--- Start PROVIDED DATA ---
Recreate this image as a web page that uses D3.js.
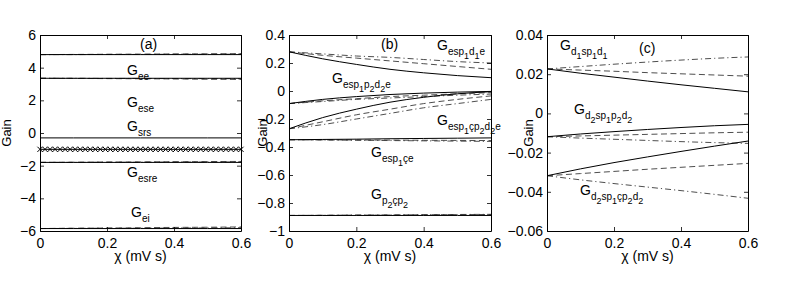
<!DOCTYPE html>
<html>
<head>
<meta charset="utf-8">
<script src="https://cdn.jsdelivr.net/npm/d3@7"></script>
<style>
body { margin: 0; background: #fff; }
text { font-family: "Liberation Sans", Arial, sans-serif; }
</style>
</head>
<body>
<script>
/* chi values (mV s) the curves were read at */
var chi = [0, 0.1, 0.2, 0.3, 0.4, 0.5, 0.6];
var chiMarks = [0, 0.015, 0.03, 0.045, 0.06, 0.075, 0.09, 0.105, 0.12, 0.135, 0.15, 0.165, 0.18, 0.195,
 0.21, 0.225, 0.24, 0.255, 0.27, 0.285, 0.3, 0.315, 0.33, 0.345, 0.36, 0.375, 0.39, 0.405, 0.42,
 0.435, 0.45, 0.465, 0.48, 0.495, 0.51, 0.525, 0.54, 0.555, 0.57, 0.585, 0.6];

/* panel (a) */
var aEeSolid   = [4.8, 4.8, 4.8, 4.8, 4.8, 4.8, 4.8];
var aEeDash    = [4.8, 4.81, 4.82, 4.83, 4.84, 4.85, 4.86];
var aEeDot     = [4.8, 4.8, 4.81, 4.81, 4.82, 4.82, 4.83];
var aEseSolid  = [3.35, 3.35, 3.35, 3.35, 3.35, 3.35, 3.35];
var aEseDash   = [3.35, 3.34, 3.33, 3.32, 3.31, 3.29, 3.28];
var aEseDot    = [3.35, 3.35, 3.34, 3.34, 3.33, 3.33, 3.32];
var aSrs       = [-0.3, -0.3, -0.3, -0.3, -0.3, -0.3, -0.3];
var aCross     = [-1, -1, -1, -1, -1, -1, -1, -1, -1, -1, -1, -1, -1, -1, -1, -1, -1, -1, -1, -1, -1,
 -1, -1, -1, -1, -1, -1, -1, -1, -1, -1, -1, -1, -1, -1, -1, -1, -1, -1, -1, -1];
var aEsreSolid = [-1.8, -1.8, -1.8, -1.8, -1.8, -1.8, -1.8];
var aEsreDash  = [-1.8, -1.79, -1.78, -1.77, -1.76, -1.75, -1.74];
var aEsreDot   = [-1.8, -1.8, -1.79, -1.79, -1.78, -1.78, -1.77];
var aEiSolid   = [-5.85, -5.85, -5.85, -5.85, -5.85, -5.85, -5.85];
var aEiDash    = [-5.85, -5.83, -5.82, -5.8, -5.78, -5.77, -5.75];
var aEiDot     = [-5.85, -5.84, -5.83, -5.83, -5.82, -5.81, -5.8];

/* panel (b) */
var bAsolid = [0.28, 0.23, 0.19, 0.155, 0.13, 0.11, 0.095];
var bAdash  = [0.28, 0.255, 0.235, 0.215, 0.195, 0.175, 0.155];
var bAdot   = [0.28, 0.265, 0.25, 0.24, 0.225, 0.21, 0.2];
var bBsolid = [-0.09, -0.06, -0.04, -0.025, -0.015, -0.008, -0.003];
var bBdash  = [-0.09, -0.07, -0.055, -0.04, -0.03, -0.02, -0.012];
var bBdot   = [-0.09, -0.075, -0.06, -0.05, -0.04, -0.03, -0.022];
var bCsolid = [-0.27, -0.19, -0.13, -0.08, -0.045, -0.02, -0.005];
var bCdash  = [-0.27, -0.22, -0.17, -0.13, -0.09, -0.06, -0.035];
var bCdot   = [-0.27, -0.24, -0.2, -0.16, -0.12, -0.09, -0.06];
var bDsolid = [-0.348, -0.346, -0.344, -0.341, -0.339, -0.337, -0.335];
var bDdash  = [-0.348, -0.349, -0.35, -0.351, -0.352, -0.353, -0.354];
var bDdot   = [-0.348, -0.35, -0.352, -0.354, -0.356, -0.358, -0.36];
var bEsolid = [-0.889, -0.889, -0.889, -0.889, -0.889, -0.889, -0.889];
var bEdash  = [-0.889, -0.888, -0.887, -0.886, -0.884, -0.883, -0.882];
var bEdot   = [-0.889, -0.888, -0.886, -0.885, -0.884, -0.882, -0.881];

/* panel (c) */
var cAsolid = [0.0227, 0.0205, 0.0185, 0.0165, 0.0146, 0.0128, 0.011];
var cAdash  = [0.0227, 0.0221, 0.0215, 0.0208, 0.0202, 0.0196, 0.019];
var cAdot   = [0.0227, 0.0239, 0.0251, 0.0262, 0.0272, 0.0281, 0.0288];
var cBsolid = [-0.0119, -0.0105, -0.0093, -0.0082, -0.0072, -0.0063, -0.0056];
var cBdash  = [-0.0119, -0.0115, -0.0111, -0.0107, -0.0103, -0.0099, -0.0096];
var cBdot   = [-0.0119, -0.0126, -0.0132, -0.0138, -0.0144, -0.0149, -0.0153];
var cCsolid = [-0.0318, -0.0283, -0.0251, -0.0222, -0.0194, -0.0167, -0.0141];
var cCdash  = [-0.0318, -0.0307, -0.0296, -0.0285, -0.0275, -0.0265, -0.0255];
var cCdot   = [-0.0318, -0.0339, -0.0358, -0.0376, -0.0394, -0.0413, -0.0433];

var xTicks = [0, 0.2, 0.4, 0.6];
var aTicks = [-6, -4, -2, 0, 2, 4, 6];
var bTicks = [-1, -0.8, -0.6, -0.4, -0.2, 0, 0.2, 0.4];
var cTicks = [-0.06, -0.04, -0.02, 0, 0.02, 0.04];

/* labels: [text, level] level 0 = normal, 1 = subscript, 2 = sub-subscript */
var aLabels = [
 {x: 140, y: 49, parts: [["(a)", 0]]},
 {x: 127, y: 75, parts: [["G", 0], ["ee", 1]]},
 {x: 127, y: 107, parts: [["G", 0], ["ese", 1]]},
 {x: 127, y: 131, parts: [["G", 0], ["srs", 1]]},
 {x: 127, y: 177, parts: [["G", 0], ["esre", 1]]},
 {x: 131, y: 217, parts: [["G", 0], ["ei", 1]]}
];
var bLabels = [
 {x: 381, y: 49, parts: [["(b)", 0]]},
 {x: 437, y: 50, parts: [["G", 0], ["esp", 1], ["1", 2], ["d", 1], ["1", 2], ["e", 1]]},
 {x: 332, y: 83, parts: [["G", 0], ["esp", 1], ["1", 2], ["p", 1], ["2", 2], ["d", 1], ["2", 2], ["e", 1]]},
 {x: 437, y: 125, parts: [["G", 0], ["esp", 1], ["1", 2], ["çp", 1], ["2", 2], ["d", 1], ["2", 2], ["e", 1]]},
 {x: 371, y: 157, parts: [["G", 0], ["esp", 1], ["1", 2], ["çe", 1]]},
 {x: 371, y: 199, parts: [["G", 0], ["p", 1], ["2", 2], ["çp", 1], ["2", 2]]}
];
var cLabels = [
 {x: 639, y: 53, parts: [["(c)", 0]]},
 {x: 560, y: 50, parts: [["G", 0], ["d", 1], ["1", 2], ["sp", 1], ["1", 2], ["d", 1], ["1", 2]]},
 {x: 574, y: 114, parts: [["G", 0], ["d", 1], ["2", 2], ["sp", 1], ["1", 2], ["p", 1], ["2", 2], ["d", 1], ["2", 2]]},
 {x: 580, y: 195, parts: [["G", 0], ["d", 1], ["2", 2], ["sp", 1], ["1", 2], ["çp", 1], ["2", 2], ["d", 1], ["2", 2]]}
];

var W = 804, H = 281;
var plotTop = 35, plotBottom = 231;
var dashStyle = "6,3.5";
var dotStyle = "6,3,1.2,3";

var svg = d3.select("body").append("svg").attr("width", W).attr("height", H);

function fmt(d) {
 if (d === 0) return "0";
 return String(+d.toFixed(2)).replace("-", "\u2212");
}

function drawPanel(left, right, yDomain, yTicks, series, labels, crosses, gainOff) {
 var x = d3.scaleLinear().domain([0, 0.6]).range([left, right]);
 var y = d3.scaleLinear().domain(yDomain).range([plotBottom, plotTop]);
 var g = svg.append("g");

 var line = d3.line()
  .x(function(d) { return x(d[0]); })
  .y(function(d) { return y(d[1]); })
  .curve(d3.curveMonotoneX);

 series.forEach(function(s) {
  var pts = chi.map(function(c, i) { return [c, s.vals[i]]; });
  g.append("path").attr("d", line(pts))
   .attr("fill", "none")
   .attr("stroke", s.dash ? "#3a3a3a" : "#000")
   .attr("stroke-width", s.dash ? 0.9 : 1)
   .attr("stroke-dasharray", s.dash || null);
 });

 if (crosses) {
  var cpts = chiMarks.map(function(c, i) { return [c, crosses[i]]; });
  g.append("path").attr("d", d3.line().x(function(d) { return x(d[0]); }).y(function(d) { return y(d[1]); })(cpts))
   .attr("fill", "none").attr("stroke", "#000").attr("stroke-width", 1);
  g.selectAll("path.mark").data(cpts).enter().append("path")
   .attr("class", "mark")
   .attr("transform", function(d) { return "translate(" + x(d[0]) + "," + y(d[1]) + ")"; })
   .attr("d", "M-2.6,-2.6L2.6,2.6M-2.6,2.6L2.6,-2.6")
   .attr("stroke", "#000").attr("stroke-width", 1);
 }

 // axes, MATLAB style ticks pointing in
 var ax = g.append("g").attr("transform", "translate(0," + plotBottom + ")")
  .call(d3.axisBottom(x).tickValues(xTicks).tickFormat(fmt).tickSizeInner(-4).tickSizeOuter(0).tickPadding(7));
 var ay = g.append("g").attr("transform", "translate(" + left + ",0)")
  .call(d3.axisLeft(y).tickValues(yTicks).tickFormat(fmt).tickSizeInner(-4).tickSizeOuter(0).tickPadding(4));
 var at = g.append("g").attr("transform", "translate(0," + plotTop + ")")
  .call(d3.axisTop(x).tickValues(xTicks).tickFormat("").tickSizeInner(-4).tickSizeOuter(0));
 var ar = g.append("g").attr("transform", "translate(" + right + ",0)")
  .call(d3.axisRight(y).tickValues(yTicks).tickFormat("").tickSizeInner(-4).tickSizeOuter(0));
 [ax, ay, at, ar].forEach(function(a) {
  a.selectAll("path").attr("stroke", "#000").attr("stroke-width", 1);
  a.selectAll("line").attr("stroke", "#000").attr("stroke-width", 0.8);
  a.selectAll("text").attr("font-size", 14).attr("fill", "#000")
   .style("font-family", "'Liberation Sans', Arial, sans-serif");
 });

 g.append("text").text("Gain")
  .attr("transform", "translate(" + (left - gainOff) + "," + ((plotTop + plotBottom) / 2) + ") rotate(-90)")
  .attr("text-anchor", "middle").attr("font-size", 13);
 g.append("text").text("\u03c7 (mV s)")
  .attr("x", (left + right) / 2).attr("y", 261)
  .attr("text-anchor", "middle").attr("font-size", 14);

 labels.forEach(function(l) {
  var t = g.append("text").attr("x", l.x).attr("y", l.y).attr("font-size", 14);
  var level = 0;
  l.parts.forEach(function(p) {
   var shift = { 0: 0, 1: 5, 2: 9 };
   var size = { 0: 14, 1: 10, 2: 9 };
   t.append("tspan").text(p[0])
    .attr("dy", shift[p[1]] - shift[level])
    .attr("font-size", size[p[1]]);
   level = p[1];
  });
 });
}

drawPanel(40, 241, [-6, 6], aTicks, [
 {vals: aEeDash, dash: dashStyle}, {vals: aEeDot, dash: dotStyle}, {vals: aEeSolid},
 {vals: aEseDash, dash: dashStyle}, {vals: aEseDot, dash: dotStyle}, {vals: aEseSolid},
 {vals: aSrs},
 {vals: aEsreDash, dash: dashStyle}, {vals: aEsreDot, dash: dotStyle}, {vals: aEsreSolid},
 {vals: aEiDash, dash: dashStyle}, {vals: aEiDot, dash: dotStyle}, {vals: aEiSolid}
], aLabels, aCross, 29);

drawPanel(289, 491, [-1, 0.4], bTicks, [
 {vals: bAdash, dash: dashStyle}, {vals: bAdot, dash: dotStyle}, {vals: bAsolid},
 {vals: bBdash, dash: dashStyle}, {vals: bBdot, dash: dotStyle}, {vals: bBsolid},
 {vals: bCdash, dash: dashStyle}, {vals: bCdot, dash: dotStyle}, {vals: bCsolid},
 {vals: bDdash, dash: dashStyle}, {vals: bDdot, dash: dotStyle}, {vals: bDsolid},
 {vals: bEdash, dash: dashStyle}, {vals: bEdot, dash: dotStyle}, {vals: bEsolid}
], bLabels, null, 22);

drawPanel(547, 748, [-0.06, 0.04], cTicks, [
 {vals: cAdash, dash: dashStyle}, {vals: cAdot, dash: dotStyle}, {vals: cAsolid},
 {vals: cBdash, dash: dashStyle}, {vals: cBdot, dash: dotStyle}, {vals: cBsolid},
 {vals: cCdash, dash: dashStyle}, {vals: cCdot, dash: dotStyle}, {vals: cCsolid}
], cLabels, null, 14);
</script>
</body>
</html>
--- End PROVIDED DATA ---
DIRECTIONS:
Every line from the start of the listing above through the line with "0.57, 0.585, 0.6];" should be repeated exactly; skip the pictures and add nothing else.

REPLY TO THE TASK:
Recreate this image as a web page that uses D3.js.
<!DOCTYPE html>
<html>
<head>
<meta charset="utf-8">
<script src="https://cdn.jsdelivr.net/npm/d3@7"></script>
<style>
body { margin: 0; background: #fff; }
text { font-family: "Liberation Sans", Arial, sans-serif; }
</style>
</head>
<body>
<script>
/* chi values (mV s) the curves were read at */
var chi = [0, 0.1, 0.2, 0.3, 0.4, 0.5, 0.6];
var chiMarks = [0, 0.015, 0.03, 0.045, 0.06, 0.075, 0.09, 0.105, 0.12, 0.135, 0.15, 0.165, 0.18, 0.195,
 0.21, 0.225, 0.24, 0.255, 0.27, 0.285, 0.3, 0.315, 0.33, 0.345, 0.36, 0.375, 0.39, 0.405, 0.42,
 0.435, 0.45, 0.465, 0.48, 0.495, 0.51, 0.525, 0.54, 0.555, 0.57, 0.585, 0.6];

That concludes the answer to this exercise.